# Vacuum Cleaner



## nicks16v (Jan 7, 2009)

So I was bored today and thought I would vacuum the interior. Those that know me will know that I dont touch the carpets, plastics and everything else is perfect. Mats and carpet needed cleaning. Took the mats out and tried to hoover the carpet, my dyson wasnt touching it..Didnt really do much for the mats either. So is there a decent shop vac I can buy that wont kill my wallet thats powerful ? What do you recommend ? I wouldnt mind a wet and dry one either as was going to buy a bissell spot clean pro the other day but forgot.


----------



## The happy goat (Jun 26, 2019)

I use a Henry it has plenty of suction but only dry work


----------



## Andyblue (Jun 20, 2017)

I’ve one of the Titan ones from Screwfix. Works a treat, properly powerful suction, not the quietest of machines. 

Does wet and dry ...


----------



## st33ly (Aug 29, 2010)

I use a wet and dry shop vac from Costco online. I think it was £50 delivered. Used it for so many things besides wet shampooing car interiors. Emptied a full washing machine and also sucked out a clean toilet that we where removing. Stopped getting water everywhere. I was looking at the Karcher putzi but not at £385


----------



## Imprezaworks (May 20, 2013)

Henry


----------



## techman56 (Aug 10, 2013)

Titan from Screwfix. Can do wet vac as well.
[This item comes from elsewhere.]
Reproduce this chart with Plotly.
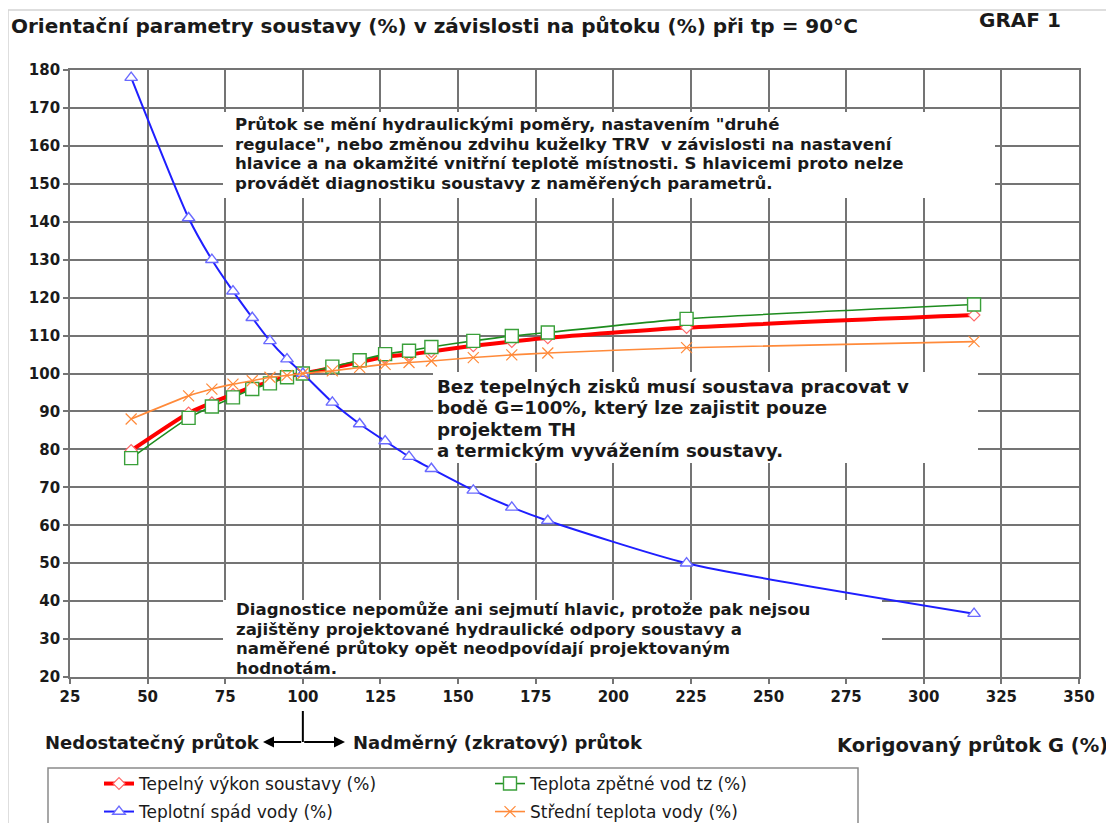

Sent from my SM-A505FN using Tapatalk


----------



## nicks16v (Jan 7, 2009)

Thanks guys, its a bit of a dilemma as I would never have thought I needed one until the other day. Any way, I had my eye on the Bissell SpitClean pro, as the carpets are forever getting stains on in the house, then the hoover situation came along, I need something that can actually suck stuff out the carpets. So would I be better off getting 2, or 1 like the George that can do it all ? Is the George powerful enough for hoovering or are there better alternatives ?


----------



## karlp606 (Jan 17, 2020)

Andyblue said:


> I've one of the Titan ones from Screwfix. Works a treat, properly powerful suction, not the quietest of machines.
> 
> Does wet and dry ...


I was tempted with one of these just to do the cars, seen them on sale 57.99 recently I think.


----------



## \Rian (Aug 23, 2017)

Get the titan from screwfix with wet extraction and a clear extraction nozzle then the 2-3 times a year you want to use a wet vac just fill up a 2l pump sprayer, spray the carpet, give it a brush and then suck it out.
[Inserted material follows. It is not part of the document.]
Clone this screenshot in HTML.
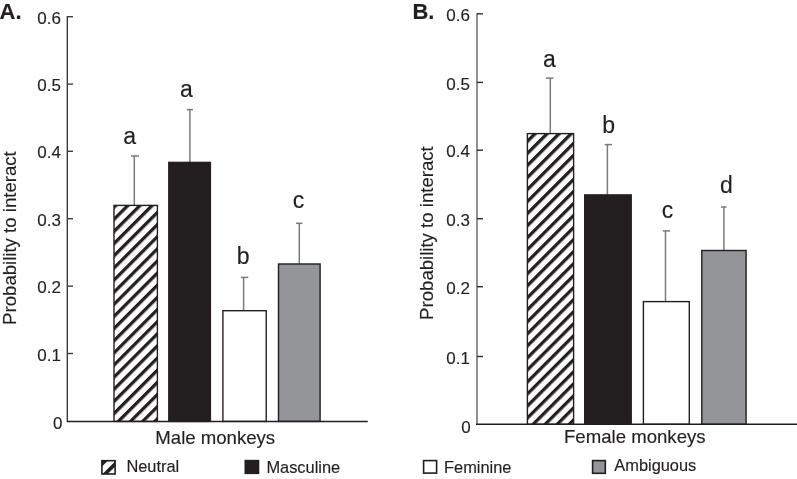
<!DOCTYPE html>
<html><head><meta charset="utf-8"><style>
html,body{margin:0;padding:0;background:#fff;width:797px;height:479px;overflow:hidden}
svg{display:block;will-change:transform}
text{font-family:"Liberation Sans",sans-serif;fill:#231f20;stroke:#231f20;stroke-width:0.15px}
.t{font-size:17px}
.l{font-size:23px}
.ax{font-size:18.6px}
.lg{font-size:16.4px}
.b{font-size:22px;font-weight:bold}
</style></head><body>
<svg width="797" height="479" viewBox="0 0 797 479">
<defs>
<pattern id="h" patternUnits="userSpaceOnUse" x="2.337" y="0" width="8.584" height="20" patternTransform="rotate(45)">
<rect width="8.584" height="20" fill="#fff"/>
<rect x="0" y="0" width="3.3" height="20" fill="#231f20"/>
</pattern>
<pattern id="hB" patternUnits="userSpaceOnUse" x="3.357" y="0" width="8.507" height="20" patternTransform="rotate(45)">
<rect width="8.507" height="20" fill="#fff"/>
<rect x="0" y="0" width="3.3" height="20" fill="#231f20"/>
</pattern>
</defs>
<!-- Panel labels -->
<text class="b" x="-0.5" y="18.5">A.</text>
<text class="b" x="412.4" y="18.5">B.</text>

<!-- ===== Panel A ===== -->
<g stroke="#3d3d3d" stroke-width="1.4" fill="none">
<line x1="67.3" y1="16" x2="67.3" y2="422"/>
<line x1="67" y1="16.7" x2="73" y2="16.7"/>
<line x1="67" y1="84.1" x2="73" y2="84.1"/>
<line x1="67" y1="151.3" x2="73" y2="151.3"/>
<line x1="67" y1="218.7" x2="73" y2="218.7"/>
<line x1="67" y1="286.1" x2="73" y2="286.1"/>
<line x1="67" y1="353.5" x2="73" y2="353.5"/>
</g>
<g class="t" text-anchor="end">
<text class="t" x="61" y="23.8">0.6</text>
<text class="t" x="61" y="91">0.5</text>
<text class="t" x="61" y="158.3">0.4</text>
<text class="t" x="61" y="225.7">0.3</text>
<text class="t" x="61" y="293.1">0.2</text>
<text class="t" x="61" y="360.5">0.1</text>
<text class="t" x="62.4" y="429.2">0</text>
</g>
<!-- error bars A -->
<g stroke="#7a7a7c" stroke-width="1.5" fill="none">
<line x1="134.3" y1="156" x2="134.3" y2="205.7"/><line x1="131" y1="156" x2="139" y2="156"/>
<line x1="189.9" y1="109.6" x2="189.9" y2="162.7"/><line x1="186.7" y1="109.6" x2="193" y2="109.6"/>
<line x1="243.6" y1="277.4" x2="243.6" y2="311"/><line x1="240.9" y1="277.4" x2="248.2" y2="277.4"/>
<line x1="299.3" y1="223.3" x2="299.3" y2="264.3"/><line x1="296.1" y1="223.3" x2="302.3" y2="223.3"/>
</g>
<!-- bars A -->
<g stroke="#231f20" stroke-width="1.4">
<rect x="114.00" y="205.40" width="43.40" height="216.00" fill="url(#h)"/>
<rect x="168.80" y="162.40" width="41.60" height="259.00" fill="#231f20"/>
<rect x="222.90" y="310.70" width="43.30" height="110.70" fill="#fff"/>
<rect x="278.50" y="264.00" width="41.60" height="157.40" fill="#939598"/>
</g>
<line x1="67" y1="421.4" x2="367.8" y2="421.4" stroke="#231f20" stroke-width="1.5"/>
<g class="l" text-anchor="middle">
<text class="l" x="129.6" y="143.8">a</text>
<text class="l" x="186.5" y="96.6">a</text>
<text class="l" x="243.1" y="263.6">b</text>
<text class="l" x="298.6" y="207.6">c</text>
</g>
<text class="ax" transform="translate(16.1,324.9) rotate(-90)">Probability to interact</text>
<text class="ax" x="155.3" y="443.6">Male monkeys</text>
<!-- legend A -->
<clipPath id="lc"><rect x="101.9" y="460.7" width="13.2" height="13.3"/></clipPath>
<g clip-path="url(#lc)"><rect x="101" y="460" width="15" height="15" fill="#fff"/>
<polygon points="100,460 108.5,460 100,468.5" fill="#231f20"/>
<polygon points="116.5,460 121.7,460 106.7,475 101.5,475" fill="#231f20"/></g>
<rect x="101.9" y="460.7" width="13.2" height="13.3" fill="none" stroke="#231f20" stroke-width="1.6"/>
<text class="lg" x="126.4" y="472.3">Neutral</text>
<rect x="244.5" y="459.8" width="14.8" height="14.3" fill="#231f20"/>
<text class="lg" x="266.4" y="473">Masculine</text>

<!-- ===== Panel B ===== -->
<line x1="477" y1="13.2" x2="477" y2="424.5" stroke="#8a8a8a" stroke-width="1.9"/>
<g stroke="#2d2d2d" stroke-width="1.4" fill="none">
<line x1="477" y1="13.7" x2="483" y2="13.9"/>
<line x1="477" y1="82.4" x2="483" y2="82.4"/>
<line x1="477" y1="150.2" x2="483" y2="150.2"/>
<line x1="477" y1="218.7" x2="483" y2="218.7"/>
<line x1="477" y1="286.7" x2="483" y2="286.7"/>
<line x1="477" y1="356.5" x2="483" y2="356.5"/>
</g>
<g text-anchor="end">
<text class="t" x="470" y="20.9">0.6</text>
<text class="t" x="470" y="89.6">0.5</text>
<text class="t" x="470" y="157.2">0.4</text>
<text class="t" x="470" y="225.7">0.3</text>
<text class="t" x="470" y="293.7">0.2</text>
<text class="t" x="470" y="363.5">0.1</text>
<text class="t" x="470.8" y="432.6">0</text>
</g>
<g stroke="#7a7a7c" stroke-width="1.5" fill="none">
<line x1="550.3" y1="78.1" x2="550.3" y2="133.9"/><line x1="545.8" y1="78.1" x2="553.5" y2="78.1"/>
<line x1="607.4" y1="144.6" x2="607.4" y2="195.2"/><line x1="604.8" y1="144.6" x2="612.1" y2="144.6"/>
<line x1="665.5" y1="230.9" x2="665.5" y2="301.9"/><line x1="662.8" y1="230.9" x2="670.1" y2="230.9"/>
<line x1="723.9" y1="207" x2="723.9" y2="250.8"/><line x1="721" y1="207" x2="726.6" y2="207"/>
</g>
<g stroke="#231f20" stroke-width="1.4">
<rect x="527.40" y="133.60" width="46.20" height="290.70" fill="url(#hB)"/>
<rect x="584.70" y="194.90" width="46.50" height="229.40" fill="#231f20"/>
<rect x="643.40" y="301.60" width="45.90" height="122.70" fill="#fff"/>
<rect x="701.80" y="250.50" width="44.30" height="173.80" fill="#939598"/>
</g>
<line x1="476" y1="424.3" x2="797" y2="424.3" stroke="#231f20" stroke-width="1.5"/>
<g text-anchor="middle">
<text class="l" x="549.3" y="66.9">a</text>
<text class="l" x="608.6" y="132.5">b</text>
<text class="l" x="667.6" y="217.5">c</text>
<text class="l" x="726.3" y="192.6">d</text>
</g>
<text class="ax" transform="translate(432.5,319.9) rotate(-90)">Probability to interact</text>
<text class="ax" x="564" y="443">Female monkeys</text>
<!-- legend B -->
<rect x="423.6" y="460.6" width="13" height="12.5" fill="#fff" stroke="#231f20" stroke-width="1.6"/>
<text class="lg" x="444" y="472.6">Feminine</text>
<rect x="592.6" y="460.6" width="12.7" height="12.7" fill="#939598" stroke="#231f20" stroke-width="1.6"/>
<text class="lg" x="614.3" y="470.8">Ambiguous</text>
</svg>
</body></html>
I do this even when we have the mother in laws wet vac as its just so easy.

My titan is now 6 years old and still works like the day I Braught it

I also use it on the blow function to dry wheels and engine bay so to recap for about £60-70 you get yourself a decent every day vacuum, a water extractor and a blow dryer

https://www.screwfix.com/p/titan-tt...vH-CPJP_UT-_jHZXlxBoCNB0QAvD_BwE&gclsrc=aw.ds

https://www.amazon.co.uk/bartyspare...t=&hvlocphy=1007149&hvtargid=pla-842751801513

Its a no brainer


----------



## karlp606 (Jan 17, 2020)

Rian said:


> Get the titan from screwfix with wet extraction and a clear extraction nozzle then the 2-3 times a year you want to use a wet vac just fill up a 2l pump sprayer, spray the carpet, give it a brush and then suck it out.
> 
> I do this even when we have the mother in laws wet vac as its just so easy.
> 
> ...


The titan products are really well made, I bought a drill for £27 with 2 lithium batteries - still going really strong and batteries retaining full charge. I would say its only 10% less power of my DeWalt.


----------



## BruceVolvo (Oct 31, 2016)

Henry here as well, the Misses sacked the Dyson when we get ours.


----------



## Bug Sponge (Apr 9, 2017)

Andyblue said:


> I've one of the Titan ones from Screwfix. Works a treat, properly powerful suction, not the quietest of machines.
> 
> Does wet and dry ...


I've just got the dry one. Is it essential to use the dust bag with it or not?


----------



## ianrobbo1 (Feb 13, 2007)

I've a "Henry" as well as a wet n dry Vax, I tend to use henry for in the house and removing shed skin from the snakes Vivarium, and the Vax for the car.


----------



## garage_dweller (Apr 10, 2018)

I’ve got a Henry for the cars and a bissell spot clean pro, both great machines


Sent from my iPhone using Tapatalk


----------



## kingswood (Jun 23, 2016)

had £1000 worth of dysons in the last 15 years. great warrantys but not that impressed with the latest. we'll be moving to a shark when the warranty runs out on our latest


----------



## Darlofan (Nov 24, 2010)

My vax 6131 wet and dry has served me well for last 7or8 yrs. So good I have just ordered a new hose set for it£15), thought about treating myself to a new one but then thought the vax has been superb. It gets battered as I'm always doing diy/building work. Just today I've been digging up a concrete floor and used the Hoover to get all the dust and bits up.
I got a cloth bag for it rather than paper ones, which is great. It goes in washer once a month and every 6mths or so I buy a new filter set for it.


----------



## Hoppo32 (Nov 18, 2008)

My Henry is almost 30 years old and i bought it as a reconditioned unit, in all that time all i've spent on it is a new set of brushes and an extra long 15 foot hose. If it ever breaks i will just buy the same again.
I also own a George which is around 10 years old but that doesn't get used much.


----------



## Andyblue (Jun 20, 2017)

Bug Sponge said:


> I've just got the dry one. Is it essential to use the dust bag with it or not?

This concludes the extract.